Mário Fernandes: enquanto general da reserva do Exército Brasileiro, ele é apontado como um dos principais apoiadores dessa tentativa de golpe. A denúncia da Procuradoria-Geral da República vê Mário Fernandes como o responsável por monitorar e planejar o assassinato de três autoridades para consumar o golpe — o recém-eleito Lula, seu vice Geraldo Alckmin (PSB) e Alexandre de Moraes. 
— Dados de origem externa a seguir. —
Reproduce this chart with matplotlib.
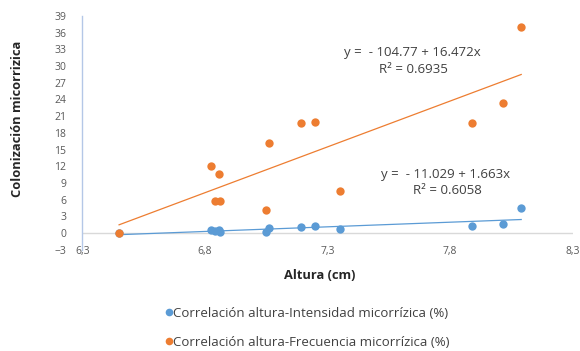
import matplotlib
matplotlib.use('Agg')
import matplotlib.pyplot as plt
from matplotlib.lines import Line2D

# ------------------------- Datos -------------------------
altura = [6.45, 6.825, 6.842, 6.859, 6.861, 7.05, 7.06, 7.192, 7.25, 7.35, 7.89, 8.015, 8.09]
intensidad = [0.0, 0.56, 0.3, 0.6, 0.12, 0.25, 0.93, 1.05, 1.17, 0.68, 1.3, 1.55, 4.45]
frecuencia = [0.0, 12.1, 5.8, 10.6, 5.8, 4.1, 16.1, 19.7, 20.0, 7.6, 19.7, 23.3, 37.0]

# coeficientes de las lineas de tendencia (intercepto, pendiente)
coef_int = (-11.029, 1.663)
coef_frec = (-104.77, 16.472)
ecuacion_int = ['y =  - 11.029 + 1.663x', 'R² = 0.6058']
ecuacion_frec = ['y =  - 104.77 + 16.472x', 'R² = 0.6935']

xticks = [6.3, 6.8, 7.3, 7.8, 8.3]
xtick_labels = ['6,3', '6,8', '7,3', '7,8', '8,3']
yticks = list(range(-3, 40, 3))

nombres = ['Correlación altura-Intensidad micorrízica (%)',
           'Correlación altura-Frecuencia micorrízica (%)']

azul = '#5B9BD5'
naranja = '#ED7D31'
gris = '#595959'

plt.rcParams['font.family'] = ['Open Sans', 'DejaVu Sans']

fig = plt.figure(figsize=(5.8, 3.51), dpi=100)
ax = fig.add_axes([82.3 / 580, 1 - 249.7 / 351, (572.7 - 82.3) / 580, (249.7 - 16) / 351])

# lineas de tendencia
xs = [min(altura), max(altura)]
ax.plot(xs, [coef_int[0] + coef_int[1] * v for v in xs], color=azul, lw=0.9, zorder=3)
ax.plot(xs, [coef_frec[0] + coef_frec[1] * v for v in xs], color=naranja, lw=0.9, zorder=3)

ax.scatter(altura, intensidad, s=36, color=azul, zorder=4, linewidths=0)
ax.scatter(altura, frecuencia, s=36, color=naranja, zorder=4, linewidths=0)

ax.axhline(0, color='#d9d9d9', lw=1, zorder=1)

ax.set_xlim(6.3, 8.3)
ax.set_ylim(-3, 39)
ax.set_xticks(xticks)
ax.set_xticklabels(xtick_labels)
ax.set_yticks(yticks)

for s in ['top', 'right', 'bottom']:
    ax.spines[s].set_visible(False)
ax.spines['left'].set_color('#b4c7e7')
ax.spines['left'].set_linewidth(1)

ax.tick_params(axis='x', length=0, pad=-2.5, labelsize=7.5, labelcolor=gris)
ax.tick_params(axis='y', length=0, pad=11.5, labelsize=7.5, labelcolor=gris)

ax.set_xlabel('Altura (cm)', fontsize=9.3, fontweight='bold', color='#262626')
ax.xaxis.set_label_coords(0.485, -0.084)
ax.set_ylabel('Colonización micorrizica', fontsize=9.3, fontweight='bold', color='#262626')
ax.yaxis.set_label_coords(-0.118, 0.559)

# ecuaciones
ax.text(7.645, 32.5, ecuacion_frec[0], ha='center', va='center', fontsize=9.5, color='#404040')
ax.text(7.65, 29.3, ecuacion_frec[1], ha='center', va='center', fontsize=9.5, color='#404040')
ax.text(7.783, 10.6, ecuacion_int[0], ha='center', va='center', fontsize=9.5, color='#404040')
ax.text(7.788, 7.7, ecuacion_int[1], ha='center', va='center', fontsize=9.5, color='#404040')

handles = [Line2D([], [], ls='', marker='o', ms=5.5, color=azul, mec='none'),
           Line2D([], [], ls='', marker='o', ms=5.5, color=naranja, mec='none')]
leg = fig.legend(handles, nombres, loc='upper center', bbox_to_anchor=(0.527, 1 - 295 / 351),
                 frameon=False, fontsize=9.5, handletextpad=-0.3, handlelength=1.2,
                 labelspacing=1.2, labelcolor='#404040')

fig.savefig('out.png', dpi=100)
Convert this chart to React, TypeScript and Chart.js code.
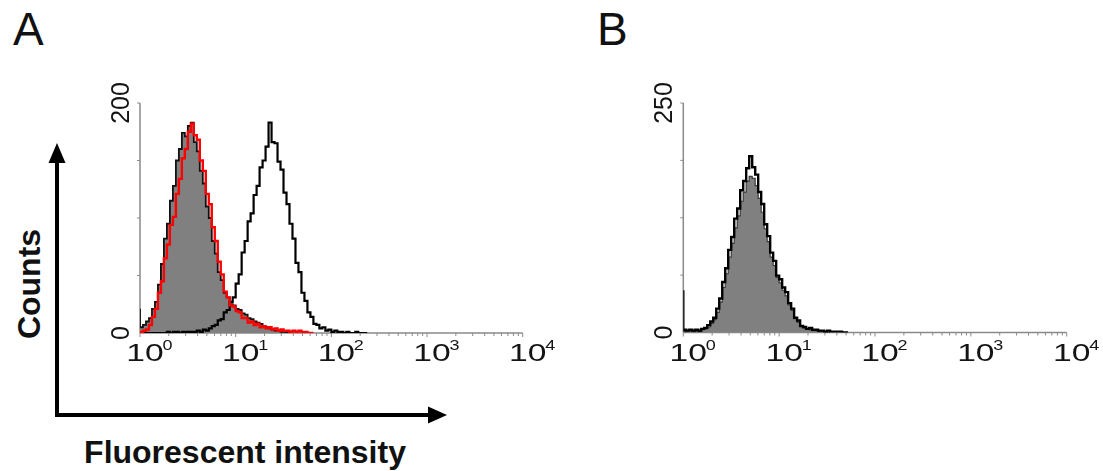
import { useEffect, useRef } from "react";
import { Chart, registerables } from "chart.js";

Chart.register(...registerables);

// Histogram channels: 32 bins per decade, starting at 10^0.
const BINS_PER_DECADE = 32;
const DECADE_VALUES = [1, 10, 100, 1000, 10000];
const DECADE_EXPONENTS = ["0", "1", "2", "3", "4"];

// Panel A
const A_Y_MAX = 200;
const A_FILLED = [
  21, 5, 7, 10, 13, 21, 27, 42, 60, 82, 95, 115, 128, 150, 160, 174, 171, 180, 183, 166,
  158, 141, 130, 110, 100, 80, 69, 53, 46, 35, 31, 25, 24, 21, 20, 17, 16, 13, 12, 10,
  9, 8, 6, 5, 4, 3, 2, 2, 1, 1, 0,
];
const A_RED = [
  1, 1, 2, 3, 7, 14, 21, 35, 45, 65, 77, 94, 101, 121, 134, 152, 160, 175, 182, 172,
  168, 150, 141, 121, 112, 92, 80, 62, 51, 36, 31, 24, 23, 19, 18, 13, 13, 9, 10, 7,
  8, 5, 6, 4, 5, 3, 4, 2, 3, 2, 2, 1, 2, 1, 2, 1, 1, 0,
];
const A_OPEN = [
  0, 0, 0, 0, 0, 0, 0, 0, 0, 0, 1, 0, 1, 1, 0, 1, 1, 1, 1, 1,
  2, 1, 3, 2, 4, 6, 7, 11, 12, 18, 20, 27, 31, 43, 51, 70, 80, 97, 104, 120,
  128, 144, 150, 162, 183, 166, 165, 149, 142, 122, 112, 95, 82, 61, 53, 35, 28, 18, 14, 8,
  7, 4, 5, 2, 3, 1, 2, 1, 1, 0, 1, 0, 0, 1, 0, 0,
];

// Panel B
const B_Y_MAX = 250;
const B_FILLED = [
  0, 1, 2, 2, 1, 2, 1, 3, 4, 6, 10, 14, 22, 33, 49, 64, 82, 97, 114, 127,
  143, 153, 165, 170, 168, 160, 146, 131, 113, 99, 82, 73, 60, 54, 46, 40, 30, 24, 15, 11,
  7, 5, 4, 3, 2, 2, 1, 1, 0,
];
const B_OPEN = [
  46, 3, 2, 3, 2, 3, 2, 4, 5, 8, 12, 16, 26, 37, 55, 70, 90, 104, 124, 135,
  155, 165, 179, 192, 180, 172, 153, 140, 118, 105, 87, 78, 62, 58, 49, 44, 32, 26, 16, 13,
  7, 6, 4, 5, 3, 3, 2, 2, 1, 2, 1, 1, 1, 1, 0,
];

const binStart = (i: number) => Math.pow(10, i / BINS_PER_DECADE);

const toSteps = (values: number[]) => [
  ...values.map((v, i) => ({ x: binStart(i), y: v })),
  { x: binStart(values.length), y: 0 },
];

const FONT = '"Liberation Sans", Arial, sans-serif';

// Draws the cytometry-style axes: thin grey spines, log minor ticks and 10^n labels.
const flowAxes = {
  id: "flowAxes",
  beforeDatasetsDraw(chart: any, _args: any, opts: any) {
    const { ctx, chartArea: a } = chart;
    const x = chart.scales.x;
    const y = chart.scales.y;
    const yMax: number = opts.yMax;
    const y0 = y.getPixelForValue(0);
    const yTop = y.getPixelForValue(yMax);
    const xEnd = x.getPixelForValue(10000);

    ctx.save();
    ctx.strokeStyle = "#8a8a8a";
    ctx.lineWidth = 1.5;
    ctx.beginPath();
    ctx.moveTo(a.left, y0);
    ctx.lineTo(a.left, yTop);
    ctx.moveTo(a.left, y0);
    ctx.lineTo(xEnd, y0);
    ctx.stroke();

    ctx.lineWidth = 1;
    ctx.beginPath();
    for (let k = 1; k <= 4; k++) {
      const py = y.getPixelForValue((yMax * k) / 4);
      ctx.moveTo(a.left - 3, py);
      ctx.lineTo(a.left, py);
    }
    for (let d = 0; d < 4; d++) {
      for (let m = 1; m <= 9; m++) {
        const px = x.getPixelForValue(Math.pow(10, d) * m);
        ctx.moveTo(px, y0);
        ctx.lineTo(px, y0 + (m === 1 ? 4 : 3));
      }
    }
    ctx.moveTo(xEnd, y0);
    ctx.lineTo(xEnd, y0 + 4);
    ctx.stroke();

    ctx.fillStyle = "#141414";
    // decade labels
    DECADE_VALUES.forEach((v, i) => {
      const px = x.getPixelForValue(v);
      ctx.save();
      ctx.translate(px + 5, y0 + 28);
      ctx.scale(1.4, 1);
      ctx.font = `24px ${FONT}`;
      ctx.textAlign = "center";
      ctx.textBaseline = "alphabetic";
      ctx.fillText("10", 0, 0);
      ctx.restore();
      ctx.save();
      ctx.translate(px + 22.5, y0 + 17);
      ctx.scale(1.2, 1);
      ctx.font = `15px ${FONT}`;
      ctx.textAlign = "left";
      ctx.textBaseline = "alphabetic";
      ctx.fillText(DECADE_EXPONENTS[i], 0, 0);
      ctx.restore();
    });

    // count labels, rotated
    [0, yMax].forEach((v) => {
      const py = y.getPixelForValue(v);
      ctx.save();
      ctx.translate(a.left - 11, py);
      ctx.rotate(-Math.PI / 2);
      ctx.font = `25px ${FONT}`;
      ctx.textAlign = "center";
      ctx.textBaseline = "alphabetic";
      ctx.fillText(String(v), 0, 0);
      ctx.restore();
    });
    ctx.restore();
  },
};

type Series = { values: number[]; color: string; width: number; fill?: string };

function Histogram(props: {
  left: number;
  top: number;
  width: number;
  height: number;
  padding: { left: number; right: number; top: number; bottom: number };
  yMax: number;
  series: Series[];
}) {
  const ref = useRef<HTMLCanvasElement | null>(null);
  useEffect(() => {
    if (!ref.current) return;
    const n = props.series.length;
    const chart = new Chart(ref.current, {
      type: "line",
      data: {
        // later series are painted above earlier ones
        datasets: props.series.map((s, i) => ({
          data: toSteps(s.values),
          order: n - i,
          borderColor: s.color,
          borderWidth: s.width,
          backgroundColor: s.fill ?? "transparent",
          fill: s.fill ? "origin" : false,
          stepped: "after" as const,
          pointRadius: 0,
          tension: 0,
        })),
      },
      options: {
        animation: false,
        responsive: false,
        events: [],
        layout: { padding: props.padding },
        plugins: {
          legend: { display: false },
          tooltip: { enabled: false },
          flowAxes: { yMax: props.yMax },
        } as any,
        scales: {
          x: { type: "logarithmic", min: 1, max: 10000, display: false },
          y: { type: "linear", min: 0, max: props.yMax, display: false },
        },
      },
      plugins: [flowAxes],
    });
    return () => chart.destroy();
  }, []);
  return (
    <canvas
      ref={ref}
      width={props.width}
      height={props.height}
      style={{
        position: "absolute",
        left: props.left,
        top: props.top,
        width: props.width,
        height: props.height,
      }}
    />
  );
}

export default function App() {
  return (
    <div
      style={{
        position: "absolute",
        left: 0,
        top: 0,
        width: 1103,
        height: 471,
        background: "#fff",
        overflow: "hidden",
      }}
    >
      <svg
        width={1103}
        height={471}
        style={{ position: "absolute", left: 0, top: 0 }}
        fontFamily={FONT}
      >
        <text x={13} y={45} fontSize={46} fill="#111">A</text>
        <text x={597} y={45} fontSize={46} fill="#111">B</text>
        <text
          transform="translate(39.5,284) rotate(-90)"
          textAnchor="middle"
          fontSize={32}
          fontWeight="bold"
          fill="#111"
        >
          Counts
        </text>
        <text x={245} y={463} textAnchor="middle" fontSize={32} fontWeight="bold" fill="#111">
          Fluorescent intensity
        </text>
        <g stroke="#000" strokeWidth={4} fill="none">
          <line x1={57} y1={417} x2={57} y2={158} />
          <line x1={55} y1={415} x2={432} y2={415} />
        </g>
        <polygon points="57,143 48.5,163 65.5,163" fill="#000" />
        <polygon points="447,415 428,406.5 428,423.5" fill="#000" />
      </svg>
      <Histogram
        left={100}
        top={70}
        width={460}
        height={300}
        padding={{ left: 40, top: 33, right: 37.3, bottom: 37 }}
        yMax={A_Y_MAX}
        series={[
          { values: A_FILLED, color: "#111", width: 1.8, fill: "#808080" },
          { values: A_OPEN, color: "#000", width: 2.2 },
          { values: A_RED, color: "#ff0000", width: 2.4 },
        ]}
      />
      <Histogram
        left={640}
        top={70}
        width={460}
        height={300}
        padding={{ left: 43.3, top: 33, right: 33.3, bottom: 37.5 }}
        yMax={B_Y_MAX}
        series={[
          { values: B_FILLED, color: "#3a3a3a", width: 1.2, fill: "#808080" },
          { values: B_OPEN, color: "#000", width: 2.4 },
        ]}
      />
    </div>
  );
}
STF aceitou denúncia contra núcleo crucial em março

No mês passado, a Primeira Turma do STF aceitou a denúncia da Procuradoria-Geral contra o núcleo 1 da trama golpista — ou núcleo crucial, como são tratados os partícipes desse grupo. O recebimento dessa denúncia atinge o ex-presidente Jair Bolsonaro e sete aliados dele:

  • Alexandre Ramagem: deputado eleito pelo PL do Rio de Janeiro e diretor-geral da Agência Brasileira de Inteligência (Abin) no governo Bolsonaro; o então presidente, inclusive, tentou nomeá-lo para a direção-geral da Polícia Federal.
  • Almir Garnier: comandante da Marinha também durante o governo Bolsonaro.
  • Anderson Torres: ministro da Justiça de Jair Bolsonaro; na época dos atentados do 8 de janeiro, era secretário de Segurança do Distrito Federal, governado por Ibaneis Rocha (MDB).
  • Augusto Heleno: general da reserva do Exército, assumiu o Gabinete de Segurança Institucional (GSI) de Jair Bolsonaro; é um dos aliados mais fiéis do ex-presidente da República. Com 77 anos, pode ser beneficiado pela lei brasileira se condenado pelos crimes que é acusado.
  • Mauro Cid: é a peça-central da investigação da Polícia Federal que desembocou na denúncia da PGR; ele é tenente-coronel do Exército e atuou como ajudante de ordens de Jair Bolsonaro durante seus quatro anos na presidência da República. Cid assinou um acordo de colaboração premiada.
  • Paulo Sérgio Nogueira de Oliveira: general do Exército Brasileiro, atuou como ministro da Defesa de Jair Bolsonaro entre abril e dezembro de 2022; antes, entre abril de 2021 e março de 2022 foi comandante do Exército.
  • Walter Braga Netto: foi ministro de Bolsonaro na Defesa e também na Casa Civil; aliado próximo do então presidente, concorreu como vice na chapa dele, na corrida pela reeleição em 2022.